INFORMATION SHOWN:
★ ★ ★ ★ ★ ★ ★
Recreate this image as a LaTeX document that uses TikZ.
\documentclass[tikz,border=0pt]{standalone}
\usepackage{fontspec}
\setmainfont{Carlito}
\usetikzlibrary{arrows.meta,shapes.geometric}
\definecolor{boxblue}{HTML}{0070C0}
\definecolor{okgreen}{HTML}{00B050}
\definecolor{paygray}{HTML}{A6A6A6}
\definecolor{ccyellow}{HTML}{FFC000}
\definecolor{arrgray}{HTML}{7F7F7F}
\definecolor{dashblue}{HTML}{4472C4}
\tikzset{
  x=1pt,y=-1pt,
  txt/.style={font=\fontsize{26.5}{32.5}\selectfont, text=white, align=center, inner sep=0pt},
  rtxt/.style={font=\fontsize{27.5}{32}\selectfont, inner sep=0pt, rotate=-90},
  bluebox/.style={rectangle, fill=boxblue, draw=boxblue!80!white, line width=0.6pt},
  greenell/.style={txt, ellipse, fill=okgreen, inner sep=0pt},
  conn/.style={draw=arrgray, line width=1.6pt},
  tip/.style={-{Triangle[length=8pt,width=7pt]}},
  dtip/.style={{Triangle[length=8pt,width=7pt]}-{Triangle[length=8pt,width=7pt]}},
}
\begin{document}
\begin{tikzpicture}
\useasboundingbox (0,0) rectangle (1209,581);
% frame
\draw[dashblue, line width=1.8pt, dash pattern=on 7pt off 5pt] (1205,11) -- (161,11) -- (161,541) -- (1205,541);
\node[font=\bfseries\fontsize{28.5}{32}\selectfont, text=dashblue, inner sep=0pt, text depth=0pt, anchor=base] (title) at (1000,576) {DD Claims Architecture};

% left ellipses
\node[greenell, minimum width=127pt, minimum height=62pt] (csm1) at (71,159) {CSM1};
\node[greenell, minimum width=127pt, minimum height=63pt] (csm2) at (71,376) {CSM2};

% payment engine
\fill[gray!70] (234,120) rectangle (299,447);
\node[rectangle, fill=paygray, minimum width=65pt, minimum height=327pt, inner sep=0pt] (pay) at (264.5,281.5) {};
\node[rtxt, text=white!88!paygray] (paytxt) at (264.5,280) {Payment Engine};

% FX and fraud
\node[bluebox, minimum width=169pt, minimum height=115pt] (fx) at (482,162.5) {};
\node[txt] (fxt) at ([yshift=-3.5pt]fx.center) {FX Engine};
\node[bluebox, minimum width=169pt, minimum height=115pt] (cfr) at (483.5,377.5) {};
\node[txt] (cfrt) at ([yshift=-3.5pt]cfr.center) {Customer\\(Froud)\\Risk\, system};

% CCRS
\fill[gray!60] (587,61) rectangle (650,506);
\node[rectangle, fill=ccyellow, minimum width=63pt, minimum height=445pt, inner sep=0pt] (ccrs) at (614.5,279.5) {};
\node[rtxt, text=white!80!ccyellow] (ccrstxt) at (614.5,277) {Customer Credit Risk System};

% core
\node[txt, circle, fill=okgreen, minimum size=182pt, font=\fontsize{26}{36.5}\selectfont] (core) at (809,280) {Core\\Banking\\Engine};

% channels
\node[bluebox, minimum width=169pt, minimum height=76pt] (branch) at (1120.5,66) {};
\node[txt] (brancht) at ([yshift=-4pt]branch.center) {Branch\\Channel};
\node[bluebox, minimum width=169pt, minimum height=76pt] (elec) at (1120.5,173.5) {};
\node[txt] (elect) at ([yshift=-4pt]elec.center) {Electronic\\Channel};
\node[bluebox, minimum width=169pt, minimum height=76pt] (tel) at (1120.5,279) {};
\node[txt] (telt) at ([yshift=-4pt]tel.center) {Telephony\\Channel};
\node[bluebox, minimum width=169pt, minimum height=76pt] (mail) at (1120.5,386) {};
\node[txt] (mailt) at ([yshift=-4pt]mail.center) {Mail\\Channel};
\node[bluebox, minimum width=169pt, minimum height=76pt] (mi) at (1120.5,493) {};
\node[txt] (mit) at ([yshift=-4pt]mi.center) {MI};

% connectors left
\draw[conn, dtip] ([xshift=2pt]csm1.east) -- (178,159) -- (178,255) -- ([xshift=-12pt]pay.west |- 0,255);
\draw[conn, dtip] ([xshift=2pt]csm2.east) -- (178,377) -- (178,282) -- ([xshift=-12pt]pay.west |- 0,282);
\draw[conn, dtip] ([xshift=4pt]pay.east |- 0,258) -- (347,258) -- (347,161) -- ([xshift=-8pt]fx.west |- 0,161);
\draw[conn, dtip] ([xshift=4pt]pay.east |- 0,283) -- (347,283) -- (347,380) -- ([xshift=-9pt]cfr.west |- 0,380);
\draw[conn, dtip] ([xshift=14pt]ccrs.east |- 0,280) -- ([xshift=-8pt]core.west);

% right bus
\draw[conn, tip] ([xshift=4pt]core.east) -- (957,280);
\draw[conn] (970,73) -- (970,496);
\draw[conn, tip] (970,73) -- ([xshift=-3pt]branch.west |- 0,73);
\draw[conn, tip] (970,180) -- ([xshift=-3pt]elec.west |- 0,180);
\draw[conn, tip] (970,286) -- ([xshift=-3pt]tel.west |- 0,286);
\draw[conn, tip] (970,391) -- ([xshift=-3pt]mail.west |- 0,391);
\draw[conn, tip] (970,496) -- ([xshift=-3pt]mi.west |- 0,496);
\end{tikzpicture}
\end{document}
★ ★ ★ ★ ★ ★ ★
EXERCISE PROMPT:
Copy all the lines, exactly.

WRITTEN SOLUTION:
Recreate this image as a LaTeX document that uses TikZ.
\documentclass[tikz,border=0pt]{standalone}
\usepackage{fontspec}
\setmainfont{Carlito}
\usetikzlibrary{arrows.meta,shapes.geometric}
\definecolor{boxblue}{HTML}{0070C0}
\definecolor{okgreen}{HTML}{00B050}
\definecolor{paygray}{HTML}{A6A6A6}
\definecolor{ccyellow}{HTML}{FFC000}
\definecolor{arrgray}{HTML}{7F7F7F}
\definecolor{dashblue}{HTML}{4472C4}
\tikzset{
  x=1pt,y=-1pt,
  txt/.style={font=\fontsize{26.5}{32.5}\selectfont, text=white, align=center, inner sep=0pt},
  rtxt/.style={font=\fontsize{27.5}{32}\selectfont, inner sep=0pt, rotate=-90},
  bluebox/.style={rectangle, fill=boxblue, draw=boxblue!80!white, line width=0.6pt},
  greenell/.style={txt, ellipse, fill=okgreen, inner sep=0pt},
  conn/.style={draw=arrgray, line width=1.6pt},
  tip/.style={-{Triangle[length=8pt,width=7pt]}},
  dtip/.style={{Triangle[length=8pt,width=7pt]}-{Triangle[length=8pt,width=7pt]}},
}
\begin{document}
\begin{tikzpicture}
\useasboundingbox (0,0) rectangle (1209,581);
% frame
\draw[dashblue, line width=1.8pt, dash pattern=on 7pt off 5pt] (1205,11) -- (161,11) -- (161,541) -- (1205,541);
\node[font=\bfseries\fontsize{28.5}{32}\selectfont, text=dashblue, inner sep=0pt, text depth=0pt, anchor=base] (title) at (1000,576) {DD Claims Architecture};

% left ellipses
\node[greenell, minimum width=127pt, minimum height=62pt] (csm1) at (71,159) {CSM1};
\node[greenell, minimum width=127pt, minimum height=63pt] (csm2) at (71,376) {CSM2};

% payment engine
\fill[gray!70] (234,120) rectangle (299,447);
\node[rectangle, fill=paygray, minimum width=65pt, minimum height=327pt, inner sep=0pt] (pay) at (264.5,281.5) {};
\node[rtxt, text=white!88!paygray] (paytxt) at (264.5,280) {Payment Engine};

% FX and fraud
\node[bluebox, minimum width=169pt, minimum height=115pt] (fx) at (482,162.5) {};
\node[txt] (fxt) at ([yshift=-3.5pt]fx.center) {FX Engine};
\node[bluebox, minimum width=169pt, minimum height=115pt] (cfr) at (483.5,377.5) {};
\node[txt] (cfrt) at ([yshift=-3.5pt]cfr.center) {Customer\\(Froud)\\Risk\, system};

% CCRS
\fill[gray!60] (587,61) rectangle (650,506);
\node[rectangle, fill=ccyellow, minimum width=63pt, minimum height=445pt, inner sep=0pt] (ccrs) at (614.5,279.5) {};
\node[rtxt, text=white!80!ccyellow] (ccrstxt) at (614.5,277) {Customer Credit Risk System};

% core
\node[txt, circle, fill=okgreen, minimum size=182pt, font=\fontsize{26}{36.5}\selectfont] (core) at (809,280) {Core\\Banking\\Engine};

% channels
\node[bluebox, minimum width=169pt, minimum height=76pt] (branch) at (1120.5,66) {};
\node[txt] (brancht) at ([yshift=-4pt]branch.center) {Branch\\Channel};
\node[bluebox, minimum width=169pt, minimum height=76pt] (elec) at (1120.5,173.5) {};
\node[txt] (elect) at ([yshift=-4pt]elec.center) {Electronic\\Channel};
\node[bluebox, minimum width=169pt, minimum height=76pt] (tel) at (1120.5,279) {};
\node[txt] (telt) at ([yshift=-4pt]tel.center) {Telephony\\Channel};
\node[bluebox, minimum width=169pt, minimum height=76pt] (mail) at (1120.5,386) {};
\node[txt] (mailt) at ([yshift=-4pt]mail.center) {Mail\\Channel};
\node[bluebox, minimum width=169pt, minimum height=76pt] (mi) at (1120.5,493) {};
\node[txt] (mit) at ([yshift=-4pt]mi.center) {MI};

% connectors left
\draw[conn, dtip] ([xshift=2pt]csm1.east) -- (178,159) -- (178,255) -- ([xshift=-12pt]pay.west |- 0,255);
\draw[conn, dtip] ([xshift=2pt]csm2.east) -- (178,377) -- (178,282) -- ([xshift=-12pt]pay.west |- 0,282);
\draw[conn, dtip] ([xshift=4pt]pay.east |- 0,258) -- (347,258) -- (347,161) -- ([xshift=-8pt]fx.west |- 0,161);
\draw[conn, dtip] ([xshift=4pt]pay.east |- 0,283) -- (347,283) -- (347,380) -- ([xshift=-9pt]cfr.west |- 0,380);
\draw[conn, dtip] ([xshift=14pt]ccrs.east |- 0,280) -- ([xshift=-8pt]core.west);

% right bus
\draw[conn, tip] ([xshift=4pt]core.east) -- (957,280);
\draw[conn] (970,73) -- (970,496);
\draw[conn, tip] (970,73) -- ([xshift=-3pt]branch.west |- 0,73);
\draw[conn, tip] (970,180) -- ([xshift=-3pt]elec.west |- 0,180);
\draw[conn, tip] (970,286) -- ([xshift=-3pt]tel.west |- 0,286);
\draw[conn, tip] (970,391) -- ([xshift=-3pt]mail.west |- 0,391);
\draw[conn, tip] (970,496) -- ([xshift=-3pt]mi.west |- 0,496);
\end{tikzpicture}
\end{document}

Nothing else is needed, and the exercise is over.